I’m slower than some, faster than most, but I keep going. Issuing one pearl every ten years doesn’t cut it.
CB: What are some basic matters of discipline that a young artist should be aware of if he’s serious about going the distance as a cartoonist?
FM: It varies from person to person. The most important one, especially when you’re developing your method – your own way of working, which varies wildly from artist to artist – is not mixing your stages of work. I break it down into many, many stages. I do roughs on vellum with a laundry marker, and I do a lot of them, sometimes five or ten for each page. I do them quickly so I can get the shapes and the composition down. Then I can move it around however I want, because I trace it off onto a pencil drawing. A lot of people try to start at one corner and then halfway through a page that they really killed themselves on they realize that there’s something wrong with it. Then they have to start the whole arduous process again. That’s a loser’s game. It drains your energy.

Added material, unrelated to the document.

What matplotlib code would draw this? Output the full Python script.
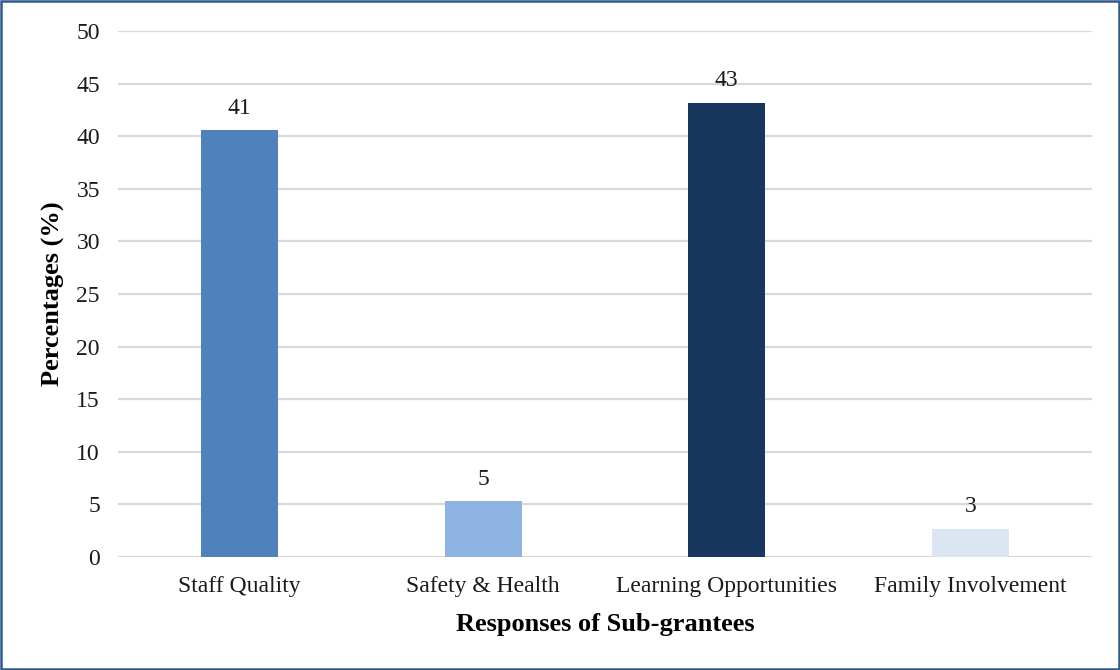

A lot of it is just simple work habits. Focus! Avoid distractions. Far too many comic book people have televisions in their studios, which is madness. I suggest an early schedule, but that varies from person to person. Kirby worked nights, so I can’t argue with that. Mainly, make sure when you’re working that you’re working. A lot of people think that they’re working when they’re doing other things. They’re talking on the phone, they’re working on their Hollywood deal, they have TV in their peripheral vision, and while they’re doing all that, they don’t realize how few hours they actually spend working.
CB: We seem to be in the middle of a trend wherein key artists of your generation are returning to earlier themes or making breakthroughs on paths they embarked on when they were starting out. Part of this trend can be seen in the completion of work like From Hell, another part can be seen in the appearance of Reinventing Comics, The Dark Knight Strikes Back, and to a certain extent, ABC. What does this trend mean for comics right now?
FM: What we’re seeing is a generation coming into its full power. That’s what I like about what’s happening now. As a culture we’re obsessed with people in their twenties in every way: from appearance to talent and everything else in between. Traditionally and I think historically the group of us who are now in our early forties are at exactly the age where artists usually take off. Everything pulls together and you actually move forward with it. I feel like I’m finally getting the hang of it. I haven’t reached a plateau or anything, but I’m at a very dynamic place where twenty-some years of experience are paying off in making me more decisive. It’s making me more willing to play with all the various devices in comic books. I’m discovering new things like crazy and faster than ever. It’s like moving into warp speed. That’s probably what makes it fun to go back to superheroes; it gives me a chance to apply what I’ve learned and see how it works out.